Task brief:
Extract word for word the lines of the listing from its start to the line holding "var pmmaThickTg = [385.3, 388.4];", both ends kept; pictures are not part of the copy.

Supplied data:
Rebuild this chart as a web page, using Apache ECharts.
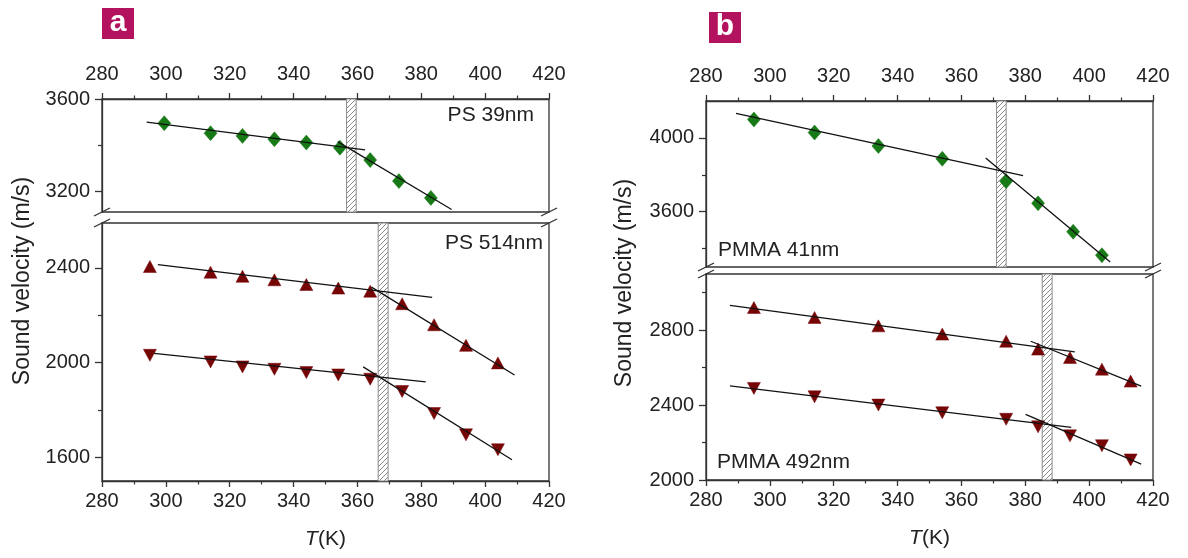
<!DOCTYPE html>
<html>
<head>
<meta charset="utf-8">
<script src="https://cdn.jsdelivr.net/npm/echarts@6/dist/echarts.min.js"></script>
<style>
html, body { margin: 0; padding: 0; background: #fff; }
#main { width: 1188px; height: 558px; }
</style>
</head>
<body>
<div id="main"></div>
<script>
// temperature axis (K)
var tempRange = [280, 420];
var tempStep = 20;

// (a) PS 39nm - green diamonds
var psThinT = [299.5, 314, 324, 334, 344, 354.5, 364, 373, 383];
var psThinV = [3495, 3452, 3440, 3425, 3411, 3389, 3335, 3244, 3171];
var psThinFitGlass = [[294, 3500], [362.4, 3379]];
var psThinFitMelt = [[353.8, 3415], [389.5, 3121]];
var psThinTg = [356.6, 359.6];

// (a) PS 514nm - triangles up / down
var psThickT = [295, 314, 324, 334, 344, 354, 364, 374, 384, 394, 404];
var psThickUp = [2406, 2382, 2365, 2350, 2330, 2315, 2302, 2249, 2160, 2073, 1999];
var psThickDown = [2031, 2003, 1982, 1972, 1958, 1948, 1930, 1878, 1785, 1695, 1632];
var psThickUpFitGlass = [[297.5, 2414], [383.4, 2276]];
var psThickUpFitMelt = [[364.4, 2319], [409.2, 1948]];
var psThickDownFitGlass = [[296.3, 2039], [381.4, 1919]];
var psThickDownFitMelt = [[361.8, 1982], [408.4, 1590]];
var psThickTg = [366.5, 369.6];

// (b) PMMA 41nm
var pmmaThinT = [295, 314, 334, 354, 374, 384, 395, 404];
var pmmaThinV = [4100, 4029, 3956, 3887, 3765, 3645, 3491, 3364];
var pmmaThinFitGlass = [[289.4, 4133], [379.3, 3796]];
var pmmaThinFitMelt = [[367.6, 3891], [406.6, 3327]];
var pmmaThinTg = [371, 374];

// (b) PMMA 492nm
var pmmaThickT = [295, 314, 334, 354, 374, 384, 394, 404, 413];
var pmmaThickUp = [2921, 2868, 2823, 2779, 2741, 2699, 2654, 2592, 2528];
var pmmaThickDown = [2489, 2444, 2400, 2359, 2324, 2284, 2236, 2183, 2107];
var pmmaThickUpFitGlass = [[287.5, 2933], [395.5, 2684]];
var pmmaThickUpFitMelt = [[381.7, 2741], [416.3, 2501]];
var pmmaThickDownFitGlass = [[287.5, 2503], [394.4, 2281]];
var pmmaThickDownFitMelt = [[380.1, 2350], [416.3, 2085]];
var pmmaThickTg = [385.3, 388.4];

// broken y axes: ranges, labelled ticks, minor ticks
var aTopRange = [3110, 3600], aTopTicks = [3200, 3600], aTopMinor = [3400];
var aBotRange = [1500, 2590], aBotTicks = [1600, 2000, 2400], aBotMinor = [1800, 2200];
var bTopRange = [3300, 4200], bTopTicks = [3600, 4000], bTopMinor = [3400, 3800];
var bBotRange = [2000, 3100], bBotTicks = [2000, 2400, 2800], bBotMinor = [2200, 2600, 3000];

var green = '#177a17';
var darkRed = '#760606';
var axisColor = '#333';
var textColor = '#222';
var font = '"Liberation Sans", Arial, sans-serif';

var grids = [
    {left: 102, top: 99, width: 447, height: 113},
    {left: 102, top: 223, width: 447, height: 258},
    {left: 706, top: 101, width: 447, height: 166},
    {left: 706, top: 274, width: 447, height: 206}
];

function zip(xs, ys) {
    var out = [];
    for (var i = 0; i < xs.length; i++) out.push([xs[i], ys[i]]);
    return out;
}

function plain(v) { return String(v); }

// hatch pattern for the Tg bands
var hatch = document.createElement('canvas');
hatch.width = 5; hatch.height = 5;
var hc = hatch.getContext('2d');
hc.fillStyle = '#fff';
hc.fillRect(0, 0, 5, 5);
hc.strokeStyle = '#8a8a8a';
hc.lineWidth = 1;
hc.beginPath();
hc.moveTo(-1, 6); hc.lineTo(6, -1);
hc.moveTo(-1, 1); hc.lineTo(1, -1);
hc.moveTo(4, 6); hc.lineTo(6, 4);
hc.stroke();

function makeX(i, top) {
    return {
        type: 'value', gridIndex: i, min: tempRange[0], max: tempRange[1], interval: tempStep,
        position: top ? 'top' : 'bottom',
        axisLine: {show: true, onZero: false, lineStyle: {color: axisColor, width: 1.3}},
        axisTick: {show: true, inside: false, length: 6, lineStyle: {color: axisColor, width: 1.3}},
        minorTick: {show: true, splitNumber: 2, length: 3.5, lineStyle: {color: axisColor, width: 1.2}},
        axisLabel: {show: true, margin: top ? 15 : 10, fontSize: 20, color: textColor, fontFamily: font, formatter: plain},
        splitLine: {show: false},
        name: top ? '' : '{i|T}(K)',
        nameLocation: 'middle', nameGap: 48,
        nameTextStyle: {fontSize: 21, color: textColor, fontFamily: font,
            rich: {i: {fontSize: 21, fontStyle: 'italic', color: textColor, fontFamily: font}}}
    };
}

function makeY(i, range, ticks) {
    return {
        type: 'value', gridIndex: i, min: range[0], max: range[1], position: 'left',
        axisLine: {show: true, onZero: false, lineStyle: {color: axisColor, width: 1.3}},
        axisTick: {show: true, inside: false, length: 7, customValues: ticks, lineStyle: {color: axisColor, width: 1.3}},
        axisLabel: {show: true, margin: 12, fontSize: 20, color: textColor, fontFamily: font, customValues: ticks, formatter: plain},
        splitLine: {show: false}
    };
}

function makeYMinor(i, range, minor) {
    return {
        type: 'value', gridIndex: i, min: range[0], max: range[1], position: 'left', offset: 0,
        axisLine: {show: false},
        axisTick: {show: true, inside: false, length: 4, customValues: minor, lineStyle: {color: axisColor, width: 1.2}},
        axisLabel: {show: false, customValues: minor},
        splitLine: {show: false}
    };
}

function points(i, xs, ys, symbol, color, size, rotate) {
    return {
        type: 'scatter', xAxisIndex: i, yAxisIndex: 2 * i, data: zip(xs, ys),
        symbol: symbol, symbolSize: size, symbolRotate: rotate || 0, z: 3,
        itemStyle: {color: color, borderColor: color, borderWidth: 0.5, opacity: 1}
    };
}

function fit(i, pts) {
    return {
        type: 'line', xAxisIndex: i, yAxisIndex: 2 * i, data: pts, symbol: 'none', z: 4,
        lineStyle: {color: '#111', width: 1.3}, silent: true
    };
}

function band(i, range) {
    return {
        type: 'scatter', xAxisIndex: i, yAxisIndex: 2 * i, data: [], z: 1,
        markArea: {
            silent: true,
            itemStyle: {color: {image: hatch, repeat: 'repeat'}, borderColor: '#8a8a8a', borderWidth: 1, opacity: 1},
            data: [[{xAxis: range[0]}, {xAxis: range[1]}]]
        }
    };
}

function breakMarks(g1, g2) {
    var y1 = g1.top + g1.height, y2 = g2.top;
    var xs = [g1.left, g1.left + g1.width];
    var out = [];
    xs.forEach(function (x) {
        [y1, y2].forEach(function (y) {
            out.push({type: 'line', z: 10, shape: {x1: x - 8, y1: y + 4, x2: x + 8, y2: y - 4},
                style: {stroke: axisColor, lineWidth: 1.3}});
        });
    });
    return out;
}

function label(text, x, y, align) {
    return {type: 'text', x: x, y: y, z: 10,
        style: {text: text, font: '21px ' + font, fill: textColor,
            textAlign: align, textVerticalAlign: 'middle', align: align, verticalAlign: 'middle'}};
}

function panelTag(text, x, y) {
    return {type: 'group', x: x, y: y, children: [
        {type: 'rect', shape: {x: 0, y: 0, width: 32, height: 31}, style: {fill: '#b3125f'}},
        {type: 'text', style: {text: text, x: 16, y: 15, font: 'bold 30px ' + font, fill: '#fff',
            textAlign: 'center', textVerticalAlign: 'middle', align: 'center', verticalAlign: 'middle'}}
    ]};
}

function yTitle(x, y) {
    return {type: 'text', x: x, y: y, rotation: Math.PI / 2, z: 10,
        style: {text: 'Sound velocity (m/s)', font: '23px ' + font, fill: textColor,
            textAlign: 'center', textVerticalAlign: 'middle', align: 'center', verticalAlign: 'middle'}};
}

var domMain = document.getElementById('main');
var myChart = echarts.init(domMain, null, {renderer: 'canvas'});

var gridOpts = grids.map(function (g) {
    return {left: g.left, top: g.top, width: g.width, height: g.height, containLabel: false,
        show: true, borderColor: axisColor, borderWidth: 1.3, backgroundColor: 'transparent'};
});

var option = {
    animation: false,
    backgroundColor: '#fff',
    grid: gridOpts,
    xAxis: [makeX(0, true), makeX(1, false), makeX(2, true), makeX(3, false)],
    yAxis: [
        makeY(0, aTopRange, aTopTicks), makeYMinor(0, aTopRange, aTopMinor),
        makeY(1, aBotRange, aBotTicks), makeYMinor(1, aBotRange, aBotMinor),
        makeY(2, bTopRange, bTopTicks), makeYMinor(2, bTopRange, bTopMinor),
        makeY(3, bBotRange, bBotTicks), makeYMinor(3, bBotRange, bBotMinor)
    ],
    series: [
        band(0, psThinTg), band(1, psThickTg), band(2, pmmaThinTg), band(3, pmmaThickTg),
        points(0, psThinT, psThinV, 'diamond', green, [13, 15]),
        fit(0, psThinFitGlass), fit(0, psThinFitMelt),
        points(1, psThickT, psThickUp, 'triangle', darkRed, [13, 12]),
        points(1, psThickT, psThickDown, 'triangle', darkRed, [13, 12], 180),
        fit(1, psThickUpFitGlass), fit(1, psThickUpFitMelt),
        fit(1, psThickDownFitGlass), fit(1, psThickDownFitMelt),
        points(2, pmmaThinT, pmmaThinV, 'diamond', green, [13, 15]),
        fit(2, pmmaThinFitGlass), fit(2, pmmaThinFitMelt),
        points(3, pmmaThickT, pmmaThickUp, 'triangle', darkRed, [13, 12]),
        points(3, pmmaThickT, pmmaThickDown, 'triangle', darkRed, [13, 12], 180),
        fit(3, pmmaThickUpFitGlass), fit(3, pmmaThickUpFitMelt),
        fit(3, pmmaThickDownFitGlass), fit(3, pmmaThickDownFitMelt)
    ],
    graphic: [].concat(
        breakMarks(grids[0], grids[1]),
        breakMarks(grids[2], grids[3]),
        [
            label('PS 39nm', 534, 115, 'right'),
            label('PS 514nm', 543, 243, 'right'),
            label('PMMA 41nm', 718, 250, 'left'),
            label('PMMA 492nm', 717, 462, 'left'),
            panelTag('a', 102, 8),
            panelTag('b', 709, 12),
            yTitle(23, 281),
            yTitle(625, 283)
        ]
    )
};

myChart.setOption(option, true);
window.onresize = myChart.resize;
</script>
</body>
</html>
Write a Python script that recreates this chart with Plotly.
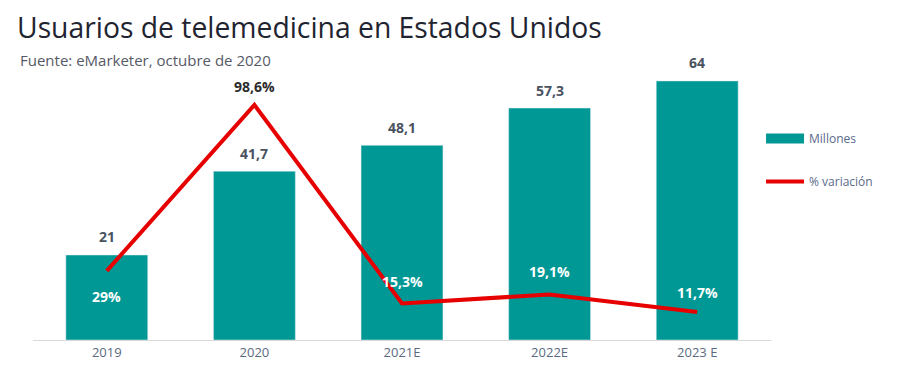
import plotly.graph_objects as go

categories = ["2019", "2020", "2021E", "2022E", "2023 E"]
usuarios = [21, 41.7, 48.1, 57.3, 64]
usuarios_labels = ["21", "41,7", "48,1", "57,3", "64"]
variacion = [29, 98.6, 15.3, 19.1, 11.7]
variacion_labels = ["29%", "98,6%", "15,3%", "19,1%", "11,7%"]

TEAL = "#009894"
RED = "#E60000"

pos = list(range(len(categories)))

fig = go.Figure()
fig.add_trace(go.Bar(x=pos, y=usuarios, name="Millones", marker_color=TEAL,
                     width=0.555, yaxis="y", showlegend=False))
# legend entry for bars drawn as a wide teal block
fig.add_trace(go.Scatter(x=[None], y=[None], name="Millones", mode="lines",
                         line=dict(color=TEAL, width=11), legendgroup="a", yaxis="y"))
fig.add_trace(go.Scatter(x=pos, y=variacion, name="% variación", mode="lines",
                         line=dict(color=RED, width=4), yaxis="y2", legendgroup="b"))

for p, v, t in zip(pos, usuarios, usuarios_labels):
    fig.add_annotation(x=p, y=v, xref="x", yref="y", text=f"<b>{t}</b>", showarrow=False,
                       yshift=18, font=dict(size=14, color="#4a5260", family="Open Sans"))
shifts = [-26, 18, 22, 23, 20]
colors = ["white", "#2b2b2b", "white", "white", "white"]
for p, v, t, s, col in zip(pos, variacion, variacion_labels, shifts, colors):
    fig.add_annotation(x=p, y=v, xref="x", yref="y2", text=f"<b>{t}</b>", showarrow=False,
                       yshift=s, font=dict(size=14, color=col, family="Open Sans"))

fig.update_layout(
    width=897, height=371,
    margin=dict(l=25, r=134, t=62, b=39),
    plot_bgcolor="white", paper_bgcolor="white",
    font=dict(family="Open Sans", color="#5a6478"),
    title=dict(text="Usuarios de telemedicina en Estados Unidos", x=9/897, xanchor="left",
               xref="container", y=1 - 20/371, yref="container", yanchor="middle",
               font=dict(size=28.3, color="#1f2430", family="Open Sans")),
    xaxis=dict(range=[-0.5, 4.5], tickvals=pos, ticktext=categories,
               showline=True, linecolor="#d9d9d9", linewidth=1, ticks="",
               tickfont=dict(size=13, color="#5a6a80"), showgrid=False, zeroline=False),
    yaxis=dict(range=[0, 66.7], visible=False, showgrid=False),
    yaxis2=dict(range=[0, 113.2], visible=False, overlaying="y", showgrid=False),
    showlegend=True,
    legend=dict(x=0.9865, y=0.80, xanchor="left", yanchor="top",
                font=dict(size=12, color="#5a6a8a"), tracegroupgap=24, itemwidth=38,
                bgcolor="rgba(0,0,0,0)"),
)
fig.add_annotation(x=-0.0208, y=1.037, xref="paper", yref="paper", xanchor="left", yanchor="middle",
                   text="Fuente: eMarketer, octubre de 2020", showarrow=False,
                   font=dict(size=15, color="#555a66", family="Open Sans"))
fig.write_html("out.html")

Exercise solution:
Rebuild this chart as a web page, using Apache ECharts.
<!DOCTYPE html>
<html>
<head>
<meta charset="utf-8">
<script src="https://cdn.jsdelivr.net/npm/echarts@6/dist/echarts.min.js"></script>
<style>
html, body { margin: 0; padding: 0; background: #fff; }
#main { width: 1188px; height: 558px; }
</style>
</head>
<body>
<div id="main"></div>
<script>
// temperature axis (K)
var tempRange = [280, 420];
var tempStep = 20;

// (a) PS 39nm - green diamonds
var psThinT = [299.5, 314, 324, 334, 344, 354.5, 364, 373, 383];
var psThinV = [3495, 3452, 3440, 3425, 3411, 3389, 3335, 3244, 3171];
var psThinFitGlass = [[294, 3500], [362.4, 3379]];
var psThinFitMelt = [[353.8, 3415], [389.5, 3121]];
var psThinTg = [356.6, 359.6];

// (a) PS 514nm - triangles up / down
var psThickT = [295, 314, 324, 334, 344, 354, 364, 374, 384, 394, 404];
var psThickUp = [2406, 2382, 2365, 2350, 2330, 2315, 2302, 2249, 2160, 2073, 1999];
var psThickDown = [2031, 2003, 1982, 1972, 1958, 1948, 1930, 1878, 1785, 1695, 1632];
var psThickUpFitGlass = [[297.5, 2414], [383.4, 2276]];
var psThickUpFitMelt = [[364.4, 2319], [409.2, 1948]];
var psThickDownFitGlass = [[296.3, 2039], [381.4, 1919]];
var psThickDownFitMelt = [[361.8, 1982], [408.4, 1590]];
var psThickTg = [366.5, 369.6];

// (b) PMMA 41nm
var pmmaThinT = [295, 314, 334, 354, 374, 384, 395, 404];
var pmmaThinV = [4100, 4029, 3956, 3887, 3765, 3645, 3491, 3364];
var pmmaThinFitGlass = [[289.4, 4133], [379.3, 3796]];
var pmmaThinFitMelt = [[367.6, 3891], [406.6, 3327]];
var pmmaThinTg = [371, 374];

// (b) PMMA 492nm
var pmmaThickT = [295, 314, 334, 354, 374, 384, 394, 404, 413];
var pmmaThickUp = [2921, 2868, 2823, 2779, 2741, 2699, 2654, 2592, 2528];
var pmmaThickDown = [2489, 2444, 2400, 2359, 2324, 2284, 2236, 2183, 2107];
var pmmaThickUpFitGlass = [[287.5, 2933], [395.5, 2684]];
var pmmaThickUpFitMelt = [[381.7, 2741], [416.3, 2501]];
var pmmaThickDownFitGlass = [[287.5, 2503], [394.4, 2281]];
var pmmaThickDownFitMelt = [[380.1, 2350], [416.3, 2085]];
var pmmaThickTg = [385.3, 388.4];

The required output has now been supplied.